- Exercise task
Restate the data word for word and leave the images out.

>> START

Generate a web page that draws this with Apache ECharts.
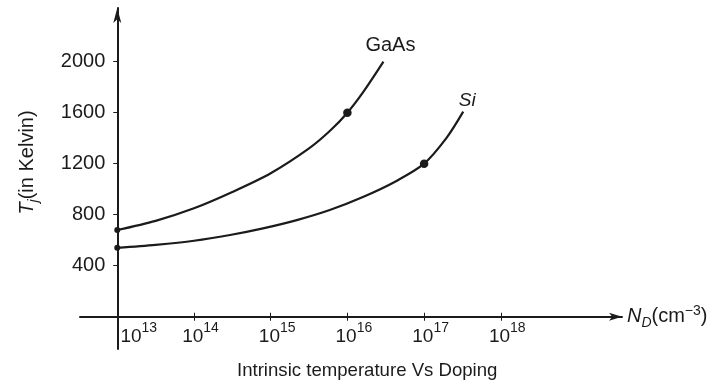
<!DOCTYPE html>
<html>
<head>
<meta charset="utf-8">
<script src="https://cdn.jsdelivr.net/npm/echarts@6/dist/echarts.min.js"></script>
<style>
html,body{margin:0;padding:0;background:#fff;}
#c{width:718px;height:385px;}
</style>
</head>
<body>
<div id="c"></div>
<script>
// Doping concentration as log10(N_D), intrinsic temperature in Kelvin
const gaasLogN = [13.0, 13.5, 14.0, 14.5, 15.0, 15.5, 15.77, 16.0, 16.21, 16.47];
const gaasT    = [680, 752, 850, 978, 1125, 1320, 1456, 1600, 1765, 2000];
const siLogN   = [13.0, 13.5, 14.0, 14.47, 14.9, 15.34, 15.77, 16.21, 16.64, 17.0, 17.29, 17.51];
const siT      = [540, 564, 596, 641, 693, 758, 837, 941, 1065, 1200, 1400, 1608];
// marked points
const gaasDotLogN = [13.0, 16.0];
const gaasDotT    = [680, 1600];
const siDotLogN   = [13.0, 17.0];
const siDotT      = [540, 1200];
// axis ticks
const xTickExp  = [13, 14, 15, 16, 17, 18];
const yTicks    = [400, 800, 1200, 1600, 2000];
const seriesNames = ['GaAs', 'Si'];

const X_MIN = 12.514, X_MAX = 19.58, Y_MIN = -253, Y_MAX = 2421;
const X_ORIGIN = 13, Y_ORIGIN = 0;
const GRID = {left: 80, right: 96, top: 8, bottom: 36};
const W = 718, H = 385;
const plotW = W - GRID.left - GRID.right, plotH = H - GRID.top - GRID.bottom;
// axes cross at (10^13, 0): shift each axis into the plot
const yAxisOffset = -(X_ORIGIN - X_MIN) / (X_MAX - X_MIN) * plotW;
const xAxisOffset = -(Y_ORIGIN - Y_MIN) / (Y_MAX - Y_MIN) * plotH;

const FONT = "'Liberation Sans', Arial, Helvetica, sans-serif";
const INK = '#1b1b1b';

function pts(xs, ys) { return xs.map((x, i) => [x, ys[i]]); }

function endLabel(name, italic, offset) {
  return {
    show: true, formatter: name, distance: 0, offset: offset,
    align: 'center', verticalAlign: 'middle',
    fontFamily: FONT, fontSize: italic ? 19 : 20,
    fontStyle: italic ? 'italic' : 'normal', color: INK
  };
}

const chart = echarts.init(document.getElementById('c'), null, {renderer: 'canvas'});
chart.setOption({
  backgroundColor: '#fff',
  animation: false,
  title: {
    text: 'Intrinsic temperature Vs Doping',
    left: 237, top: 361, padding: 0,
    textStyle: {fontFamily: FONT, fontSize: 18.6, fontWeight: 'normal', color: INK}
  },
  grid: Object.assign({containLabel: false, outerBoundsMode: 'none'}, GRID),
  xAxis: [{
    type: 'value',
    min: X_MIN, max: X_MAX,
    position: 'bottom', offset: xAxisOffset,
    axisLine: {onZero: false, symbol: ['none', 'arrow'], symbolSize: [6, 13],
      lineStyle: {color: INK, width: 2}},
    axisTick: {show: true, customValues: xTickExp.slice(1), length: 4, inside: false,
      lineStyle: {color: INK, width: 1}},
    axisLabel: {
      customValues: xTickExp,
      margin: 4,
      formatter: function (v) {
        const e = Math.round(v);
        return (e === X_ORIGIN ? '{f|10}' : '{b|10}') + '{s|' + e + '}';
      },
      rich: {
        b: {fontFamily: FONT, fontSize: 19, lineHeight: 26, verticalAlign: 'bottom', color: INK, padding: [0, 0, 0, 13]},
        f: {fontFamily: FONT, fontSize: 19, lineHeight: 26, verticalAlign: 'bottom', color: INK, padding: [0, 0, 0, 43]},
        s: {fontFamily: FONT, fontSize: 14, lineHeight: 14, verticalAlign: 'top', color: INK}
      }
    },
    splitLine: {show: false},
    name: '{i|N}{sub|D}{n|(cm}{sup|\u22123}{n|)}',
    nameLocation: 'end', nameGap: 5,
    nameTextStyle: {
      rich: {
        i: {fontFamily: FONT, fontSize: 20, fontStyle: 'italic', lineHeight: 26, verticalAlign: 'middle', color: INK},
        sub: {fontFamily: FONT, fontSize: 14, fontStyle: 'italic', lineHeight: 14, verticalAlign: 'bottom', color: INK},
        n: {fontFamily: FONT, fontSize: 20, lineHeight: 26, verticalAlign: 'middle', color: INK},
        sup: {fontFamily: FONT, fontSize: 14, lineHeight: 14, verticalAlign: 'top', color: INK}
      }
    }
  }, {
    // upper half of the crossing tick marks
    type: 'value',
    min: X_MIN, max: X_MAX,
    position: 'bottom', offset: xAxisOffset,
    axisLine: {show: false, onZero: false},
    axisTick: {show: true, customValues: xTickExp.slice(1), length: 4, inside: true,
      lineStyle: {color: INK, width: 1}},
    axisLabel: {show: false},
    splitLine: {show: false}
  }],
  yAxis: {
    type: 'value',
    min: Y_MIN, max: Y_MAX,
    position: 'left', offset: yAxisOffset,
    axisLine: {onZero: false, symbol: ['none', 'arrow'], symbolSize: [6, 15], lineStyle: {color: INK, width: 2}},
    axisTick: {show: true, customValues: yTicks, length: 4, inside: false, lineStyle: {color: INK, width: 1}},
    axisLabel: {customValues: yTicks, margin: 12, fontFamily: FONT, fontSize: 20, color: INK,
      formatter: function (v) { return String(v); }},
    splitLine: {show: false},
    name: '{i|T}{sub|j}{n|(in Kelvin)}',
    nameLocation: 'middle', nameRotate: 90, nameGap: 76,
    nameTextStyle: {
      padding: [0, 0, 0, 32],
      rich: {
        i: {fontFamily: FONT, fontSize: 20, fontStyle: 'italic', lineHeight: 24, verticalAlign: 'top', color: INK},
        sub: {fontFamily: FONT, fontSize: 14, fontStyle: 'italic', lineHeight: 14, verticalAlign: 'bottom', color: INK},
        n: {fontFamily: FONT, fontSize: 20, lineHeight: 24, verticalAlign: 'top', color: INK}
      }
    }
  },
  series: [
    {
      name: seriesNames[0], type: 'line', smooth: 0.3, symbol: 'none',
      lineStyle: {color: INK, width: 2.2},
      endLabel: endLabel(seriesNames[0], false, [7, -16]),
      data: pts(gaasLogN, gaasT),
      z: 3
    },
    {
      name: seriesNames[1], type: 'line', smooth: 0.3, symbol: 'none',
      lineStyle: {color: INK, width: 2.2},
      endLabel: endLabel(seriesNames[1], true, [4, -11]),
      data: pts(siLogN, siT),
      z: 3
    },
    {
      type: 'scatter', symbol: 'circle', itemStyle: {color: INK, opacity: 1}, z: 4,
      data: pts(gaasDotLogN, gaasDotT).concat(pts(siDotLogN, siDotT)),
      symbolSize: function (v) { return v[0] === X_ORIGIN ? 6 : 8.5; }
    }
  ]
});
</script>
</body>
</html>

>> END

- Response
Generate a web page that draws this with Apache ECharts.
<!DOCTYPE html>
<html>
<head>
<meta charset="utf-8">
<script src="https://cdn.jsdelivr.net/npm/echarts@6/dist/echarts.min.js"></script>
<style>
html,body{margin:0;padding:0;background:#fff;}
#c{width:718px;height:385px;}
</style>
</head>
<body>
<div id="c"></div>
<script>
// Doping concentration as log10(N_D), intrinsic temperature in Kelvin
const gaasLogN = [13.0, 13.5, 14.0, 14.5, 15.0, 15.5, 15.77, 16.0, 16.21, 16.47];
const gaasT    = [680, 752, 850, 978, 1125, 1320, 1456, 1600, 1765, 2000];
const siLogN   = [13.0, 13.5, 14.0, 14.47, 14.9, 15.34, 15.77, 16.21, 16.64, 17.0, 17.29, 17.51];
const siT      = [540, 564, 596, 641, 693, 758, 837, 941, 1065, 1200, 1400, 1608];
// marked points
const gaasDotLogN = [13.0, 16.0];
const gaasDotT    = [680, 1600];
const siDotLogN   = [13.0, 17.0];
const siDotT      = [540, 1200];
// axis ticks
const xTickExp  = [13, 14, 15, 16, 17, 18];
const yTicks    = [400, 800, 1200, 1600, 2000];
const seriesNames = ['GaAs', 'Si'];

const X_MIN = 12.514, X_MAX = 19.58, Y_MIN = -253, Y_MAX = 2421;
const X_ORIGIN = 13, Y_ORIGIN = 0;
const GRID = {left: 80, right: 96, top: 8, bottom: 36};
const W = 718, H = 385;
const plotW = W - GRID.left - GRID.right, plotH = H - GRID.top - GRID.bottom;
// axes cross at (10^13, 0): shift each axis into the plot
const yAxisOffset = -(X_ORIGIN - X_MIN) / (X_MAX - X_MIN) * plotW;
const xAxisOffset = -(Y_ORIGIN - Y_MIN) / (Y_MAX - Y_MIN) * plotH;

const FONT = "'Liberation Sans', Arial, Helvetica, sans-serif";
const INK = '#1b1b1b';

function pts(xs, ys) { return xs.map((x, i) => [x, ys[i]]); }

function endLabel(name, italic, offset) {
  return {
    show: true, formatter: name, distance: 0, offset: offset,
    align: 'center', verticalAlign: 'middle',
    fontFamily: FONT, fontSize: italic ? 19 : 20,
    fontStyle: italic ? 'italic' : 'normal', color: INK
  };
}

const chart = echarts.init(document.getElementById('c'), null, {renderer: 'canvas'});
chart.setOption({
  backgroundColor: '#fff',
  animation: false,
  title: {
    text: 'Intrinsic temperature Vs Doping',
    left: 237, top: 361, padding: 0,
    textStyle: {fontFamily: FONT, fontSize: 18.6, fontWeight: 'normal', color: INK}
  },
  grid: Object.assign({containLabel: false, outerBoundsMode: 'none'}, GRID),
  xAxis: [{
    type: 'value',
    min: X_MIN, max: X_MAX,
    position: 'bottom', offset: xAxisOffset,
    axisLine: {onZero: false, symbol: ['none', 'arrow'], symbolSize: [6, 13],
      lineStyle: {color: INK, width: 2}},
    axisTick: {show: true, customValues: xTickExp.slice(1), length: 4, inside: false,
      lineStyle: {color: INK, width: 1}},
    axisLabel: {
      customValues: xTickExp,
      margin: 4,
      formatter: function (v) {
        const e = Math.round(v);
        return (e === X_ORIGIN ? '{f|10}' : '{b|10}') + '{s|' + e + '}';
      },
      rich: {
        b: {fontFamily: FONT, fontSize: 19, lineHeight: 26, verticalAlign: 'bottom', color: INK, padding: [0, 0, 0, 13]},
        f: {fontFamily: FONT, fontSize: 19, lineHeight: 26, verticalAlign: 'bottom', color: INK, padding: [0, 0, 0, 43]},
        s: {fontFamily: FONT, fontSize: 14, lineHeight: 14, verticalAlign: 'top', color: INK}
      }
    },
    splitLine: {show: false},
    name: '{i|N}{sub|D}{n|(cm}{sup|\u22123}{n|)}',
    nameLocation: 'end', nameGap: 5,
    nameTextStyle: {
      rich: {
        i: {fontFamily: FONT, fontSize: 20, fontStyle: 'italic', lineHeight: 26, verticalAlign: 'middle', color: INK},
        sub: {fontFamily: FONT, fontSize: 14, fontStyle: 'italic', lineHeight: 14, verticalAlign: 'bottom', color: INK},
        n: {fontFamily: FONT, fontSize: 20, lineHeight: 26, verticalAlign: 'middle', color: INK},
        sup: {fontFamily: FONT, fontSize: 14, lineHeight: 14, verticalAlign: 'top', color: INK}
      }
    }
  }, {
    // upper half of the crossing tick marks
    type: 'value',
    min: X_MIN, max: X_MAX,
    position: 'bottom', offset: xAxisOffset,
    axisLine: {show: false, onZero: false},
    axisTick: {show: true, customValues: xTickExp.slice(1), length: 4, inside: true,
      lineStyle: {color: INK, width: 1}},
    axisLabel: {show: false},
    splitLine: {show: false}
  }],
  yAxis: {
    type: 'value',
    min: Y_MIN, max: Y_MAX,
    position: 'left', offset: yAxisOffset,
    axisLine: {onZero: false, symbol: ['none', 'arrow'], symbolSize: [6, 15], lineStyle: {color: INK, width: 2}},
    axisTick: {show: true, customValues: yTicks, length: 4, inside: false, lineStyle: {color: INK, width: 1}},
    axisLabel: {customValues: yTicks, margin: 12, fontFamily: FONT, fontSize: 20, color: INK,
      formatter: function (v) { return String(v); }},
    splitLine: {show: false},
    name: '{i|T}{sub|j}{n|(in Kelvin)}',
    nameLocation: 'middle', nameRotate: 90, nameGap: 76,
    nameTextStyle: {
      padding: [0, 0, 0, 32],
      rich: {
        i: {fontFamily: FONT, fontSize: 20, fontStyle: 'italic', lineHeight: 24, verticalAlign: 'top', color: INK},
        sub: {fontFamily: FONT, fontSize: 14, fontStyle: 'italic', lineHeight: 14, verticalAlign: 'bottom', color: INK},
        n: {fontFamily: FONT, fontSize: 20, lineHeight: 24, verticalAlign: 'top', color: INK}
      }
    }
  },
  series: [
    {
      name: seriesNames[0], type: 'line', smooth: 0.3, symbol: 'none',
      lineStyle: {color: INK, width: 2.2},
      endLabel: endLabel(seriesNames[0], false, [7, -16]),
      data: pts(gaasLogN, gaasT),
      z: 3
    },
    {
      name: seriesNames[1], type: 'line', smooth: 0.3, symbol: 'none',
      lineStyle: {color: INK, width: 2.2},
      endLabel: endLabel(seriesNames[1], true, [4, -11]),
      data: pts(siLogN, siT),
      z: 3
    },
    {
      type: 'scatter', symbol: 'circle', itemStyle: {color: INK, opacity: 1}, z: 4,
      data: pts(gaasDotLogN, gaasDotT).concat(pts(siDotLogN, siDotT)),
      symbolSize: function (v) { return v[0] === X_ORIGIN ? 6 : 8.5; }
    }
  ]
});
</script>
</body>
</html>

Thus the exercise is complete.